Before I leave this point I want to say one more thing. This statement at the close of v. 27 to the effect that Jesus “offered up himself” finally and forever puts an end to the obscene idea that on the cross God the Father was cruel and abusive and compelled his Son to suffer judgment in our place. The offering of Christ on the cross was Christ’s idea. He did it joyfully, lovingly, freely, voluntarily. Jesus wasn’t the victim of coercion. He didn’t knuckle under to his Father’s iron will. The authority to offer up his life was his alone. Yes, it was the joint will of the Father, Son, and Spirit that this occur. They all together joyfully concurred in the sacrifice that Jesus made on our behalf. So put an end to all blasphemous talk that somehow the cross was an occasion of “cosmic child abuse”! Never!
(6) The high priesthood of Israel was as exalted and honorable an office as anyone could possibly attain. But those who were appointed were still sinful men. They failed and forgot and were late for appointments and lusted and were covetous and prideful and yelled at their wives and didn’t always treat their kids with kindness and justice. They were as beset with sin as you and I are. That is why he refers here to their “weakness” (v. 28).
However, the point of importance is that all such high priests were appointed to their office by the “law” of Moses. But not Jesus! Long after the Law of Moses regarding the high priesthood had been given, God appointed his Son to be high priest and sealed it by an oath. The oath he's referring to is found in Psalm 110:4, “The LORD has sworn and will not change his mind, You are a priest forever after the order of Melchizedek.” This oath came several hundred years after the law.
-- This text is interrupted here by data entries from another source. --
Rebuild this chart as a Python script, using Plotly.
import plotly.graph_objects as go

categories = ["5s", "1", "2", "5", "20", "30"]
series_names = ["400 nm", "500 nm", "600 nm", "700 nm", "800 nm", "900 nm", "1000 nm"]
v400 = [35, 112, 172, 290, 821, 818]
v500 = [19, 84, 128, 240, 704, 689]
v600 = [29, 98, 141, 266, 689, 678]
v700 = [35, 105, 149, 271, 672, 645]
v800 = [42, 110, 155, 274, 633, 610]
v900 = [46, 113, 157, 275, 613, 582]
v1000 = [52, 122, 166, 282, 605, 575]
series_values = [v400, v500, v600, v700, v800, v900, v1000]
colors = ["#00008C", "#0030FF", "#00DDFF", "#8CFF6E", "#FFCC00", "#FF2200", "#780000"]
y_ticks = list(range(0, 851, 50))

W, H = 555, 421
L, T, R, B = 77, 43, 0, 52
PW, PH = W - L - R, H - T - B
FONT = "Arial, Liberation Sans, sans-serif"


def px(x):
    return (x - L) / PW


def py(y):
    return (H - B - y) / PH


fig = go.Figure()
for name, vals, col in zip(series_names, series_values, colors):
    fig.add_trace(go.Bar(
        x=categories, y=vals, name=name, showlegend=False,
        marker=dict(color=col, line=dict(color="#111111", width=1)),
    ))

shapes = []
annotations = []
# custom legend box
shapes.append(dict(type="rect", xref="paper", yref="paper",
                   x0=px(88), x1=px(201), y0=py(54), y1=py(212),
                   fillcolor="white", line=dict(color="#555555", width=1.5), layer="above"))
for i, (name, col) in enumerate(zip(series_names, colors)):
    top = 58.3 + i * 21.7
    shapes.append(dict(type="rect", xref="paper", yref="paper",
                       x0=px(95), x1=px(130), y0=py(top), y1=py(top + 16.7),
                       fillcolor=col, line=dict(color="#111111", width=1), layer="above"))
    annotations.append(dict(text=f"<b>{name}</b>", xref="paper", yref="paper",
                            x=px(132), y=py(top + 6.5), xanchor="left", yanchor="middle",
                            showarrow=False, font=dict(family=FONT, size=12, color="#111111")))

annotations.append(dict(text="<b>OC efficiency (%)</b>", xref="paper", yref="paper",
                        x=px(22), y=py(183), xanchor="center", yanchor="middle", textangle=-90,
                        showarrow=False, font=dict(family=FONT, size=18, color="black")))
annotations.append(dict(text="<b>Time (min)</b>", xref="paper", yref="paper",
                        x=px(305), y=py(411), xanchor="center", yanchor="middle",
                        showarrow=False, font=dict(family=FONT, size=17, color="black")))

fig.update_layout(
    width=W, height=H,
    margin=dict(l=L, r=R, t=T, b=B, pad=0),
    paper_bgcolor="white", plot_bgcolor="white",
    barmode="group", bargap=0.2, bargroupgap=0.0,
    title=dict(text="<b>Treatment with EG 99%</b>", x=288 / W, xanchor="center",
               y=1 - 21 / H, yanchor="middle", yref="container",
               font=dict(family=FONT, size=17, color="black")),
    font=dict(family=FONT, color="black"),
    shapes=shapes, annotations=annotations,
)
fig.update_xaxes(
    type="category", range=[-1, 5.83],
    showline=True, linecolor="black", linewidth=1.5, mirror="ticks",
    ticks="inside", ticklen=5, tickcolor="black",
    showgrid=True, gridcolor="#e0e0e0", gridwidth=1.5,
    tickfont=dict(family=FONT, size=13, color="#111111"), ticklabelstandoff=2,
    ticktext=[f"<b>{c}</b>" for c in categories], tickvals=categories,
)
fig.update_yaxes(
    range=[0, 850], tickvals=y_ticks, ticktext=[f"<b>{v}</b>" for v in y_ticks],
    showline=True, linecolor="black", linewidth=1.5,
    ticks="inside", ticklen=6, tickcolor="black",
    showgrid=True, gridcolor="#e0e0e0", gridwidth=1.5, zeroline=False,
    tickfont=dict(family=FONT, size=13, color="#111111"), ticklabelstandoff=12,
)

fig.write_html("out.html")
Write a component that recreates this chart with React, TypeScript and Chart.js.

(7) The seventh and final characteristic of Jesus as our high priest that makes him special and incomparably superior to all other priests is that his priestly office and ministry lasts forever. Now that Jesus has been raised and exalted to the right hand of the Father he will never die; he will never be replaced by another; there are no term limits to his office. His ministry on your behalf doesn’t last for a year or a century or a millennium. It is everlasting and eternal!
The perfection in v. 28 does not mean that Jesus was sinful and morally imperfect and only later rid himself of such flaws. It points yet again to the way in which he demonstrated that he was entirely qualified to serve as our high priest. He endured a lifetime of testing and hardship and temptation, and in every instance proved faithful. Whenever obedience was called for, he obeyed. Whenever the right word was needed, he spoke it. Whenever the righteous deed was appropriate, he performed it. As he progressed through life on earth he moved from untested obedience to tested and proven obedience and thus showed us that he was qualified and capable of filling the role of our great high priest.
Why then will you not come to Christ? What do you fear? Are you afraid he won’t receive you? But v. 27 promises that he is “able to save to the uttermost” anyone who draws near to God “through him.” Are you afraid if you do come he won’t be adequate to meet your needs? Are you afraid he’ll mistreat you like others have done so in the past?
Oh, but this is the glory of knowing that he was, is, and always will be holy, innocent, and unstained. Put positively it means that he never acts out of selfish motives or overlooks those in need or fails to provide grace and power to those who ask. He never fails to comfort the hurting or to encourage the despairing or to forgive the repenting or to receive the outcast. He never fails to show mercy to the oppressed or to love the unlovely or to save those who believe. Why then will you not come to Christ? There is no other way. So Come.